Recently, there has been an increasing concern about the privacy issue raised by using personally identifiable information in machine learning. However, previous portrait matting methods were all based on identifiable portrait images. To fill the gap, we present P3M-10k in this paper, which is the first large-scale anonymized benchmark for Privacy-Preserving Portrait Matting. P3M-10k consists of 10,000 high-resolution face-blurred portrait images along with high-quality alpha mattes. We systematically evaluate both trimap-free and trimap-based matting methods on P3M-10k and find that existing matting methods show different generalization capabilities when following the Privacy-Preserving Training (PPT) setting, i.e., "training on face-blurred images and testing on arbitrary images". To devise a better trimap-free portrait matting model, we propose P3M-Net, which leverages the power of a unified framework for both semantic perception and detail matting, and specifically emphasizes the interaction between them and the encoder to facilitate the matting process. Extensive experiments on P3M-10k demonstrate that P3M-Net outperforms the state-of-the-art methods in terms of both objective metrics and subjective visual quality. Besides, it shows good generalization capacity under the PPT setting, confirming the value of P3M-10k for facilitating future research and enabling potential real-world applications. The source code and dataset will be made publicly available.

End-to-end Animal Image Matting

Extracting accurate foreground animals from natural animal images benefits many downstream applications such as film production and augmented reality.
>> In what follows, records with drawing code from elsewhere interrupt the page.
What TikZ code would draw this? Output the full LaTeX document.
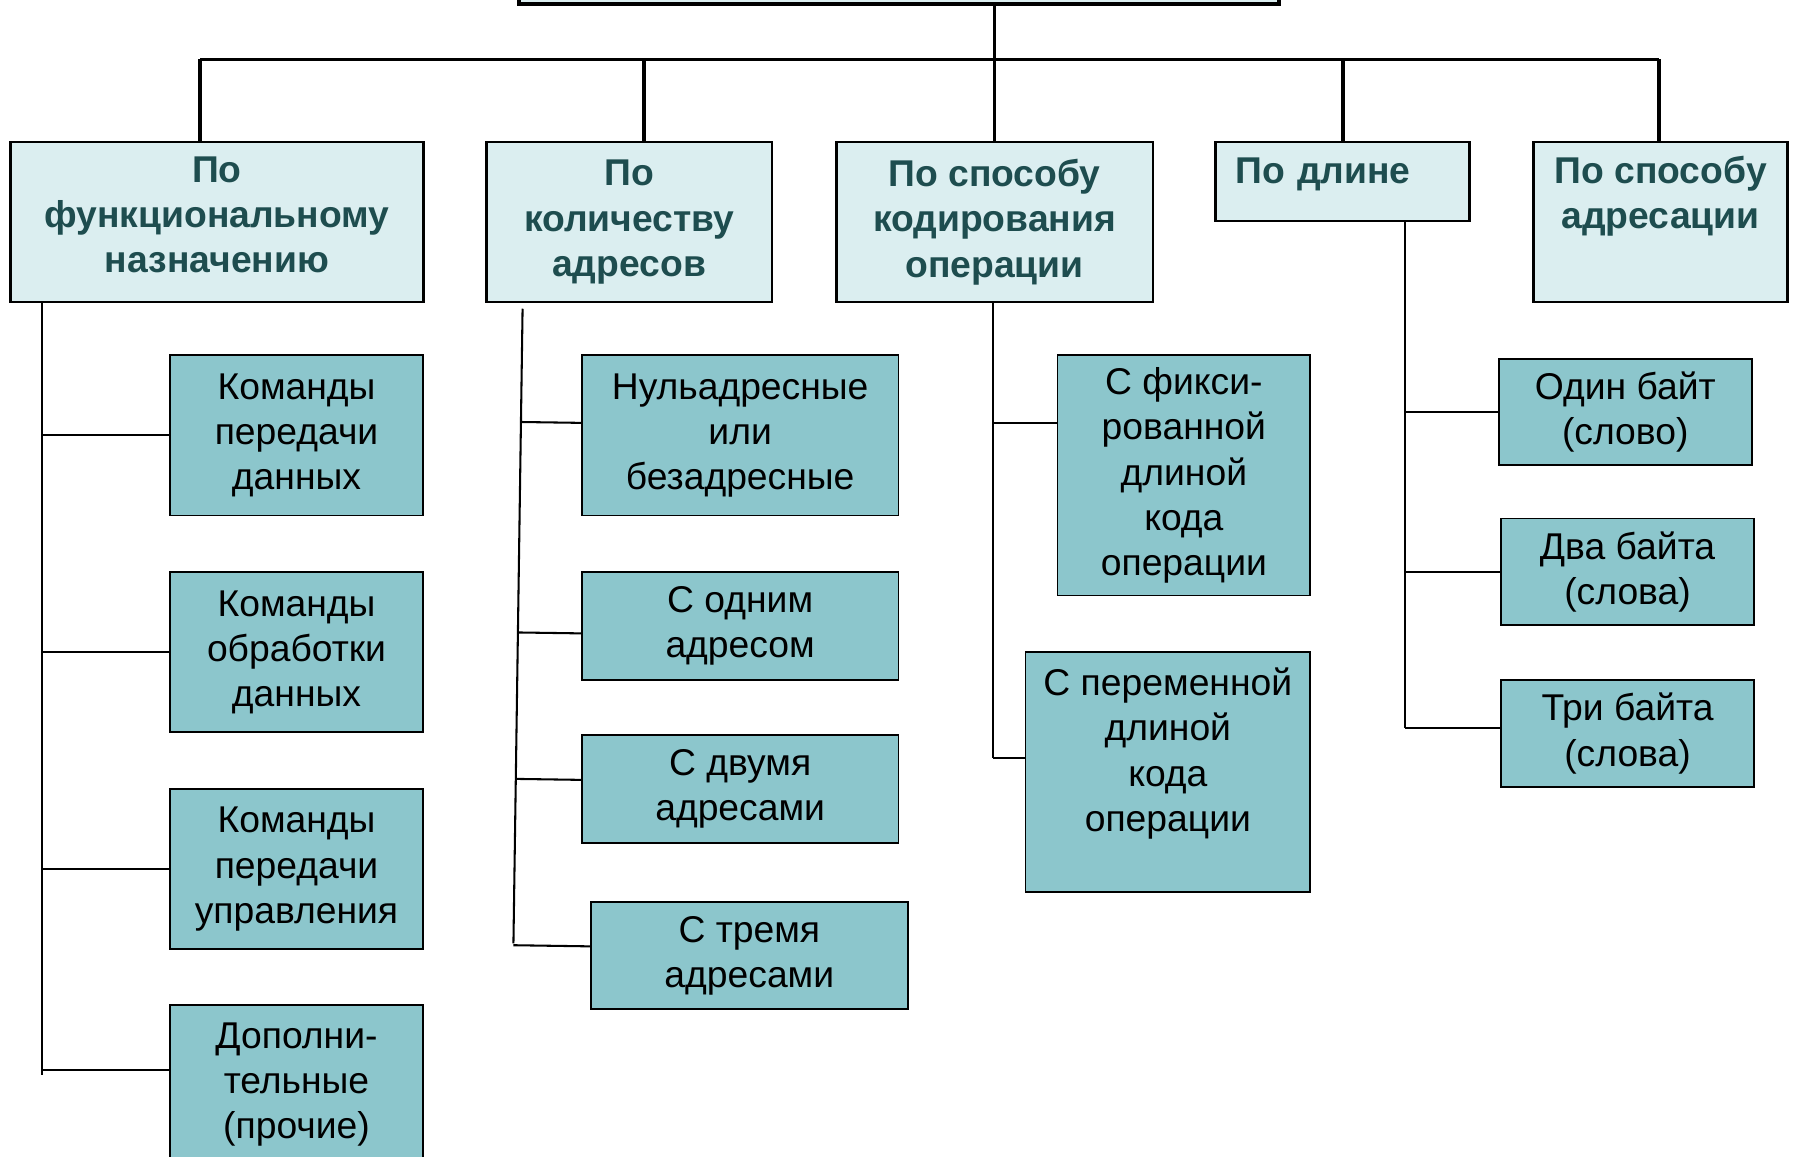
\documentclass[tikz,border=0pt]{standalone}
\usepackage{fontspec}
\setmainfont{Liberation Sans}
\usepackage{xcolor}
\usepackage{tikz}
\usetikzlibrary{positioning,calc}
\definecolor{hdrfill}{HTML}{DBEEF0}
\definecolor{hdrtext}{HTML}{1E4D4F}
\definecolor{itemfill}{HTML}{8CC6CC}

\begin{document}
\begin{tikzpicture}[
  x=0.5pt, y=-0.5pt,
  hdr/.style={draw, line width=1.2pt, fill=hdrfill, text=hdrtext, align=center, anchor=north west,
    font=\bfseries\fontsize{16.3}{19.75}\selectfont, minimum height=70pt, inner sep=2pt},
  item/.style={draw, line width=0.8pt, fill=itemfill, align=center, inner sep=2pt,
    font=\fontsize{16.3}{19.75}\selectfont},
  bus/.style={line width=1.6pt},
  conn/.style={line width=0.9pt}]
\useasboundingbox (0,0) rectangle (1568,1011);
% top tier
\node[hdr, anchor=south west, minimum width=332.5pt, minimum height=30pt, line width=1.6pt] (root) at (452,5) {};
\node[hdr, minimum width=180.5pt, text depth=6.5pt] (lvA) at (8,123) {По\\функциональному\\назначению};
\node[hdr, minimum width=125pt] (lvB) at (424,123) {По\\количеству\\адресов};
\node[hdr, minimum width=138.5pt] (lvC) at (730,123) {По способу\\кодирования\\операции};
\node[hdr, minimum height=34.5pt, text width=94pt, align=left, inner xsep=8.5pt, text depth=9.5pt] (lvD) at (1062,123) {По длине};
\node[hdr, minimum width=111pt, text depth=6.5pt] (lvE) at (1340,123) {По способу\\адресации\\\mbox{}};
\coordinate (busL) at (175,52);
\coordinate (busR) at (1451,52);
\coordinate (dropB) at (563,52);
\draw[bus] (busL) -- (busR);
\draw[bus] (lvC.north |- root.south) -- (lvC.north);
\draw[bus] (busL) -- (busL |- lvA.north);
\draw[bus] (dropB) -- (dropB |- lvB.north);
\draw[bus] (lvD.north |- busL) -- (lvD.north);
\draw[bus] (busR) -- (busR |- lvE.north);
% by function
\node[item, anchor=north west, minimum width=110.5pt, minimum height=70pt] (a1) at (148,310) {Команды\\передачи\\данных};
\node[item, below=24pt of a1, minimum width=110.5pt, minimum height=70pt] (a2) {Команды\\обработки\\данных};
\node[item, below=24pt of a2, minimum width=110.5pt, minimum height=70pt] (a3) {Команды\\передачи\\управления};
\node[item, below=23.5pt of a3, minimum width=110.5pt, minimum height=70pt] (a4) {Дополни-\\тельные\\(прочие)};
\coordinate (aEnd) at (37,940);
\draw[conn] (aEnd |- lvA.south) -- (aEnd);
\draw[conn] (aEnd |- a1.west) -- (a1.west);
\draw[conn] (aEnd |- a2.west) -- (a2.west);
\draw[conn] (aEnd |- a3.west) -- (a3.west);
\draw[conn] ([yshift=6.5pt]aEnd |- a4.west) -- ([yshift=6.5pt]a4.west);
% by number of addresses
\node[item, anchor=north west, minimum width=138.5pt, minimum height=70pt] (b1) at (508,310) {Нульадресные\\или\\безадресные};
\node[item, below=24pt of b1, minimum width=138.5pt, minimum height=47pt] (b2) {С одним\\адресом};
\node[item, below=23.5pt of b2, minimum width=138.5pt, minimum height=47pt] (b3) {С двумя\\адресами};
\node[item, below=25pt of b3, xshift=4pt, minimum width=138.5pt, minimum height=47pt] (b4) {С тремя\\адресами};
\coordinate (bTop) at (457,270);
\coordinate (bEnd) at (449,825);
\draw[conn] (bTop) -- (bEnd);
\draw[conn] ($(bTop)!([yshift=5.5pt]b1.west)!(bEnd)$) -- ([yshift=5.5pt]b1.west);
\draw[conn] ($(bTop)!([yshift=-3.25pt]b2.west)!(bEnd)$) -- ([yshift=-3.25pt]b2.west);
\draw[conn] ($(bTop)!([yshift=4pt]b3.west)!(bEnd)$) -- ([yshift=4pt]b3.west);
\draw[conn] ($(bTop)!([yshift=4pt]b4.west)!(bEnd)$) -- ([yshift=4pt]b4.west);
% by opcode coding
\node[item, anchor=north west, minimum width=110.5pt, minimum height=105pt] (c1) at (924,310) {С фикси-\\рованной\\длиной\\кода\\операции};
\node[item, below=24pt of c1.south east, anchor=north east, minimum width=124.5pt, minimum height=105pt] (c2) {С переменной\\длиной\\кода\\операции\\\mbox{}};
\coordinate (cEnd) at (868,663);
\draw[conn] (cEnd |- lvC.south) -- (cEnd);
\draw[conn] ([yshift=23pt]cEnd |- c1.west) -- ([yshift=23pt]c1.west);
\draw[conn] (cEnd) -- (cEnd -| c2.west);
% by length
\node[item, anchor=north west, minimum width=110.5pt, minimum height=46.5pt] (d1) at (1310,313) {Один байт\\(слово)};
\node[item, below=22.5pt of d1, xshift=1pt, minimum width=110.5pt, minimum height=46.5pt] (d2) {Два байта\\(слова)};
\node[item, below=23.5pt of d2, minimum width=110.5pt, minimum height=46.5pt] (d3) {Три байта\\(слова)};
\coordinate (dEnd) at (1229,637);
\draw[conn] (dEnd |- lvD.south) -- (dEnd);
\draw[conn] (dEnd |- d1.west) -- (d1.west);
\draw[conn] (dEnd |- d2.west) -- (d2.west);
\draw[conn] (dEnd) -- (dEnd -| d3.west);
\end{tikzpicture}
\end{document}
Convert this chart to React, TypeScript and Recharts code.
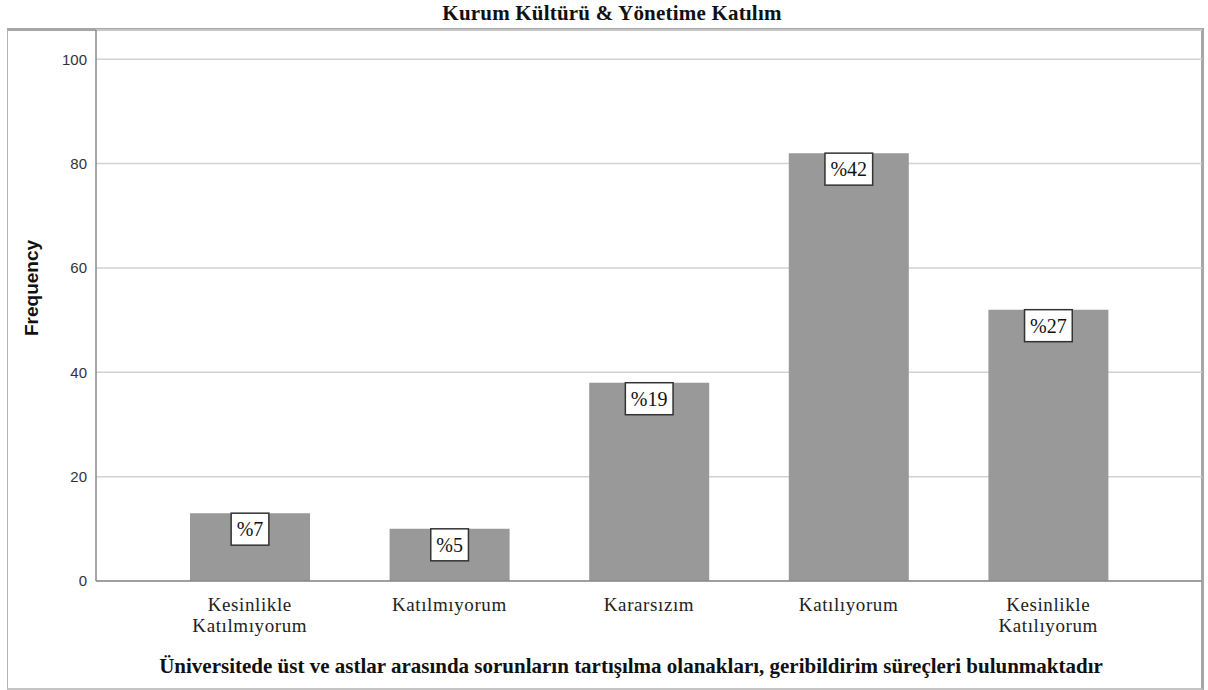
import React from "react";
import { BarChart, Bar, XAxis, YAxis, CartesianGrid, LabelList } from "recharts";

const categories = ["Kesinlikle\nKatılmıyorum", "Katılmıyorum", "Kararsızım", "Katılıyorum", "Kesinlikle\nKatılıyorum"];
const frequencies = [13, 10, 38, 82, 52];
const percentLabels = ["%7", "%5", "%19", "%42", "%27"];
const yTicks = [0, 20, 40, 60, 80, 100];

const title = "Kurum Kültürü & Yönetime Katılım";
const xTitle = "Üniversitede üst ve astlar arasında sorunların tartışılma olanakları, geribildirim süreçleri bulunmaktadır";
const yTitle = "Frequency";

const SERIF = "'Liberation Serif', 'Times New Roman', serif";
const SANS = "'Liberation Sans', Arial, sans-serif";

const rows = categories.map((c, i) => ({ cat: c, freq: frequencies[i], pct: percentLabels[i] }));

function CategoryTick(props: any) {
  const { x, y, payload } = props;
  const lines = String(payload.value).split("\n");
  return (
    <text x={x} y={y} textAnchor="middle" fontFamily={SERIF} fontSize={19} fill="#222" letterSpacing={0.6}>
      {lines.map((l, i) => (
        <tspan key={i} x={x} dy={i === 0 ? 30 : 21}>
          {l}
        </tspan>
      ))}
    </text>
  );
}

// kutucuklu yüzde etiketi (barın üst kenarına yapışık)
function PctLabel(props: any) {
  const { x, y, width, value } = props;
  const s = String(value);
  const w = 11 + 16.7 + (s.length - 1) * 10;
  const cx = x + width / 2;
  return (
    <g>
      <rect x={cx - w / 2} y={y} width={w} height={32} fill="#fff" stroke="#333" strokeWidth={1.5} />
      <text x={cx} y={y + 23} textAnchor="middle" fontFamily={SERIF} fontSize={20} fill="#111">
        {s}
      </text>
    </g>
  );
}

export default function App() {
  return (
    <div style={{ position: "absolute", left: 0, top: 0, width: 1208, height: 690, background: "#fff", overflow: "hidden" }}>
      <div
        style={{
          position: "absolute",
          left: 7,
          top: 28,
          width: 1193,
          height: 657,
          borderTop: "3px solid #a6a6a6",
          borderRight: "3px solid #a6a6a6",
          borderLeft: "1px solid #b4b4b4",
          borderBottom: "2px solid #c4c4c4",
        }}
      />
      <div
        style={{
          position: "absolute",
          left: 0,
          width: 1224,
          top: 1,
          textAlign: "center",
          fontFamily: SERIF,
          fontWeight: 700,
          fontSize: 21,
          letterSpacing: 0.2,
          color: "#111",
        }}
      >
        {title}
      </div>
      <div style={{ position: "absolute", left: 0, top: 0 }}>
        <BarChart width={1208} height={690} data={rows} margin={{ top: 30, right: 6, bottom: 49, left: 36 }}>
          <CartesianGrid vertical={false} stroke="#d2d2d2" strokeWidth={1.5} />
          <XAxis
            dataKey="cat"
            interval={0}
            tick={<CategoryTick />}
            tickLine={false}
            tickSize={0}
            tickMargin={0}
            height={60}
            padding={{ left: 54, right: 54 }}
            axisLine={{ stroke: "#8a8a8a", strokeWidth: 1.5 }}
          />
          <YAxis
            width={60}
            domain={[0, 105.6]}
            ticks={yTicks}
            tickLine={false}
            tickSize={0}
            tickMargin={9}
            axisLine={{ stroke: "#8a8a8a", strokeWidth: 1.5 }}
            tick={{ fontFamily: SANS, fontSize: 15, fill: "#333" }}
          />
          <Bar dataKey="freq" fill="#999999" barSize={120} isAnimationActive={false}>
            <LabelList dataKey="pct" content={<PctLabel />} />
          </Bar>
        </BarChart>
      </div>
      <div
        style={{
          position: "absolute",
          left: 32,
          top: 288,
          transform: "translate(-50%, -50%) rotate(-90deg)",
          fontFamily: SANS,
          fontWeight: 700,
          fontSize: 19,
          color: "#111",
          whiteSpace: "nowrap",
        }}
      >
        {yTitle}
      </div>
      <div
        style={{
          position: "absolute",
          left: 631,
          top: 654,
          transform: "translateX(-50%)",
          fontFamily: SERIF,
          fontWeight: 700,
          fontSize: 21,
          color: "#111",
          whiteSpace: "nowrap",
        }}
      >
        {xTitle}
      </div>
    </div>
  );
}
However, the various appearance and furry characteristics of animals challenge existing matting methods, which usually require extra user inputs such as trimap or scribbles. To resolve these problems, we study the distinct roles of semantics and details for image matting and decompose the task into two parallel sub-tasks: high-level semantic segmentation and low-level details matting. Specifically, we propose a novel Glance and Focus Matting network (GFM), which employs a shared encoder and two separate decoders to learn both tasks in a collaborative manner for end-to-end animal image matting. Besides, we establish a novel Animal Matting dataset (AM-2k) containing 2,000 high-resolution natural animal images from 20 categories along with manually labeled alpha mattes. Furthermore, we investigate the domain gap issue between composite images and natural images systematically by conducting comprehensive analyses of various discrepancies between foreground and background images. We find that a carefully designed composition route RSSN that aims to reduce the discrepancies can lead to a better model with remarkable generalization ability. Comprehensive empirical studies on AM-2k demonstrate that GFM outperforms state-of-the-art methods and effectively reduces the generalization error.